D-Day Minus One: U.S. Paratroopers Leave for France
June 5, 1944
by General Matthew B. Ridgway


Airborne all the way!
Gen. Dwight Eisenhower discusses D-Day landing with paratroopers
of the 101st "Screaming Eagles" Airborne Division on the eve of the invasion.


      I looked at my watch. It was 10 p.m., 5 June 1944. D-Day minus 1. For men of the 82nd Airborne Division, twelve hours before H-Hour, the battle for Normandy had begun.

      We flew in a V or Vs, like a gigantic spearhead without a shaft. England was on double daylight-saving time, and it was still full light, but eastward, over the Channel, the skies were darkening. Two hours later night had fallen, and below us we could see the glints of yellow flame from the German anti-aircraft guns on the Channel Islands. We watched them curiously and without fear, as a high-flying duck may watch a hunter, knowing that we were too high and far away for their fire to reach us. In the plane the men sat quietly, deep in their own thoughts. They joked a little and broke, now and then, into ribald laughter. Nervousness and tension, and the cold that blasted through the open door, had its effect upon us all. Now and then a paratrooper would rise, lumber heavily to the little bathroom in the tail of the plane, find he could not push through the narrow doorway in his bulky gear, and come back, mumbling his profane opinion of the designers of the C-47 airplane. Soon the crew chief passed a bucket around, but this did not entirely solve our problem. A man strapped and buckled into full combat gear finds it extremely difficult to reach certain essential portions of his anatomy, and his efforts are not made easier by the fact that his comrades are watching him, jeering derisively and offering gratuitous advice.

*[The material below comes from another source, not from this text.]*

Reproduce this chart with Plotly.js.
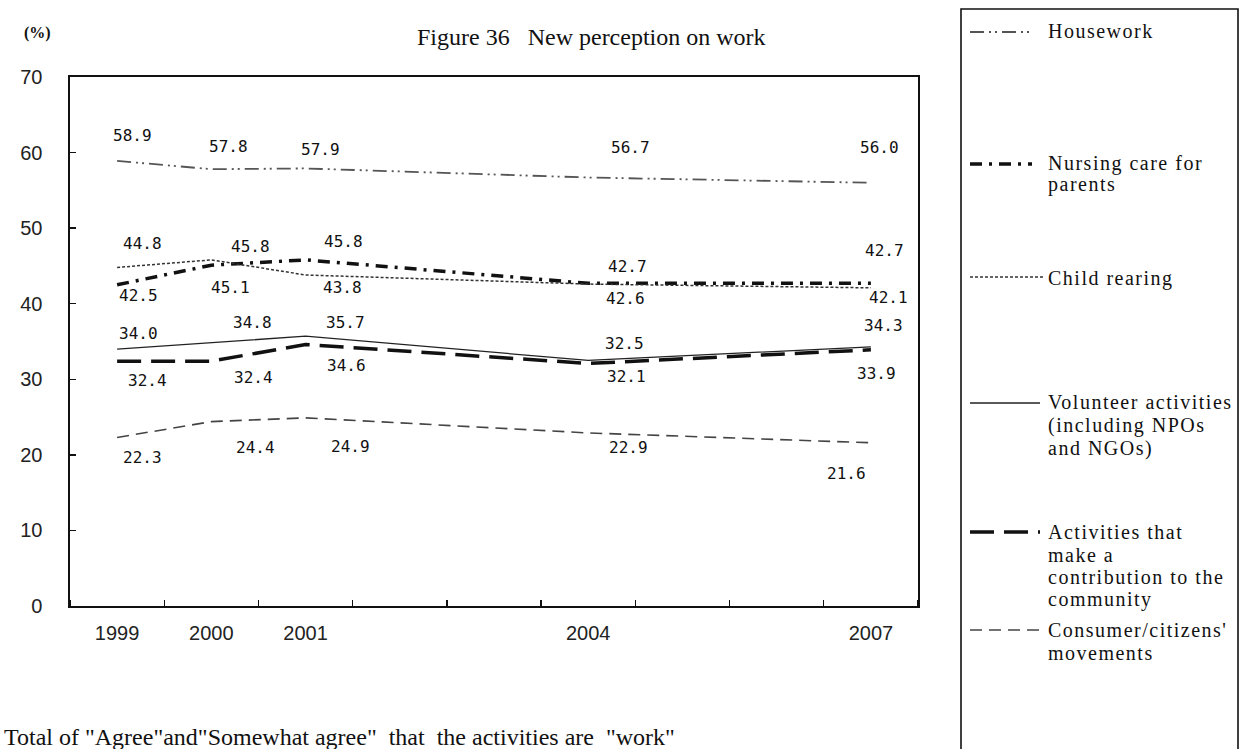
<!DOCTYPE html>
<html>
<head>
<meta charset="utf-8">
<script src="https://cdn.plot.ly/plotly-3.0.1.min.js"></script>
<style>html,body{margin:0;padding:0;background:#fff;}#chart{width:1240px;height:749px;}</style>
</head>
<body>
<div id="chart"></div>
<script>
// ---- data ----
var years = [1999, 2000, 2001, 2004, 2007];
var tickLabels = ["1999", "2000", "2001", "2004", "2007"];
var seriesNames = [
  "Housework",
  "Nursing care for parents",
  "Child rearing",
  "Volunteer activities (including NPOs and NGOs)",
  "Activities that make a contribution to the community",
  "Consumer/citizens' movements"
];
var housework   = [58.9, 57.8, 57.9, 56.7, 56.0];
var nursing     = [42.5, 45.1, 45.8, 42.7, 42.7];
var childRearing= [44.8, 45.8, 43.8, 42.6, 42.1];
var volunteer   = [34.0, 34.8, 35.7, 32.5, 34.3];
var community   = [32.4, 32.4, 34.6, 32.1, 33.9];
var consumer    = [22.3, 24.4, 24.9, 22.9, 21.6];

// legend text lines
var legendLines = [
  ["Housework"],
  ["Nursing care for", "parents"],
  ["Child rearing"],
  ["Volunteer activities", "(including NPOs", "and NGOs)"],
  ["Activities that", "make a", "contribution to the", "community"],
  ["Consumer/citizens'", "movements"]
];

// ---- styles / label offsets (pixels) ----
var values = [housework, nursing, childRearing, volunteer, community, consumer];
var styles = [
  {color:'#555', width:1.8, dash:'14px,5px,2px,4px,2px,5px'},
  {color:'#111', width:3.5, dash:'12px,7px,3px,7px'},
  {color:'#333', width:1.5, dash:'3px,2px'},
  {color:'#222', width:1.3, dash:'solid'},
  {color:'#111', width:3.5, dash:'24px,10px'},
  {color:'#444', width:1.6, dash:'12px,7px'}
];
var labelDx = [
  [15, 17, 15, 42, 9],
  [21, 19, 38, 39, 14],
  [25, 39, 37, 37, 18],
  [21, 41, 40, 36, 13],
  [30, 42, 41, 38, 6],
  [25, 44, 45, 40, -24]
];
var labelDy = [
  [25, 23, 19, 30, 35],
  [-11, -22, 18, 17, 33],
  [24, 13, -12, -14, -10],
  [16, 21, 14, 17, 21],
  [-19, -16, -21, -13, -24],
  [-20, -26, -29, -15, -31]
];
var legendLineY = [32, 164, 277, 403, 532, 630];
var legendLineEnd = [1032, 1032, 1044, 1040, 1040, 1045];
var legendTextY = [[31], [163, 185], [278], [402, 425, 448], [532, 555, 577, 599], [630, 653]];

// pixel -> paper helpers for the plot area (l=70, r=918, t=77, b=606)
var L = 70, R = 918, T = 77, B = 606;
function px(x){ return (x - L) / (R - L); }
function py(y){ return (B - y) / (B - T); }

var traces = values.map(function(v, i){
  return {
    type:'scatter', mode:'lines', x: years, y: v, name: seriesNames[i],
    line: {color: styles[i].color, width: styles[i].width, dash: styles[i].dash},
    showlegend: false, hoverinfo: 'x+y+name'
  };
});

var annotations = [];
values.forEach(function(v, i){
  v.forEach(function(val, j){
    annotations.push({
      x: years[j], y: val, xref:'x', yref:'y', text: val.toFixed(1),
      showarrow:false, xshift: labelDx[i][j], yshift: labelDy[i][j],
      font:{family:'DejaVu Sans Mono, monospace', size:16, color:'#111'}
    });
  });
});

// title, unit, footer
annotations.push({xref:'paper', yref:'paper', x: px(415), y: py(37), xanchor:'left', yanchor:'middle',
  text:'Figure 36\u00a0\u00a0\u00a0New perception on work', showarrow:false,
  font:{family:'Liberation Serif, serif', size:24, color:'#111'}});
annotations.push({xref:'paper', yref:'paper', x: px(37), y: py(33), xanchor:'center', yanchor:'middle',
  text:'<b>(%)</b>', showarrow:false, font:{family:'Liberation Serif, serif', size:16, color:'#111'}});
annotations.push({xref:'paper', yref:'paper', x: px(2), y: py(737), xanchor:'left', yanchor:'middle',
  text:'Total of "Agree"and"Somewhat agree"  that  the activities are  "work"', showarrow:false,
  font:{family:'Liberation Serif, serif', size:24, color:'#111'}});

// legend (drawn manually to match the layout)
var shapes = [];
shapes.push({type:'rect', xref:'paper', yref:'paper', x0:px(961), x1:px(1238), y0:py(775), y1:py(9),
  line:{color:'#111', width:1.6}, fillcolor:'rgba(0,0,0,0)'});
styles.forEach(function(s, i){
  shapes.push({type:'line', xref:'paper', yref:'paper', x0:px(970), x1:px(legendLineEnd[i]),
    y0:py(legendLineY[i]), y1:py(legendLineY[i]),
    line:{color:s.color, width:s.width, dash:s.dash}});
  legendLines[i].forEach(function(t, k){
    annotations.push({xref:'paper', yref:'paper', x:px(1046), y:py(legendTextY[i][k]),
      xanchor:'left', yanchor:'middle',
      text:'<span style="letter-spacing:1.5px">' + t + '</span>', showarrow:false,
      font:{family:'Liberation Serif, serif', size:20, color:'#111'}});
  });
});

var layout = {
  width:1240, height:749,
  margin:{l:L, r:1240-R, t:T, b:749-B, pad:0},
  paper_bgcolor:'#fff', plot_bgcolor:'#fff',
  showlegend:false,
  xaxis:{
    range:[1998.5, 2007.5], tickmode:'array', tickvals: years, ticktext: tickLabels,
    ticks:'', showgrid:false, zeroline:false,
    showline:true, mirror:true, linecolor:'#111', linewidth:1.6,
    tickfont:{family:'Liberation Sans, Arial, sans-serif', size:20, color:'#222'},
    ticklabelstandoff: 8,
    minor:{tick0:1999.5, dtick:1, ticks:'inside', ticklen:6, tickcolor:'#111', tickwidth:1.4, showgrid:false}
  },
  yaxis:{
    range:[0, 70], dtick:10, tick0:0, ticks:'inside', ticklen:6, tickcolor:'#111', tickwidth:1.4,
    showgrid:false, zeroline:false,
    showline:true, mirror:true, linecolor:'#111', linewidth:1.6,
    tickfont:{family:'Liberation Sans, Arial, sans-serif', size:20, color:'#222'},
    ticklabelstandoff: 22
  },
  annotations: annotations,
  shapes: shapes
};

Plotly.newPlot('chart', traces, layout, {displayModeBar:false, staticPlot:true});
</script>
</body>
</html>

      Wing to wing, the big planes snuggled close in their tight formation, we crossed the coast to France. I was sitting straight across the aisle from the doorless exit. Even at fifteen hundred feet I could tell the Channel was rough, for we passed over a small patrol craft - one of the checkpoints for our navigators - and the light it displayed for us was bobbing like a cork in a millrace. No lights showed on the land, but in the pale glow of a rising moon, I could clearly see each farm and field below. And I remember thinking how peaceful the land looked, each house and hedgerow, path and little stream bathed in the silver of the moonlight. And I felt that if it were not for the noise of the engines we could hear the farm dogs baying, and the sound of the barnyard roosters crowing.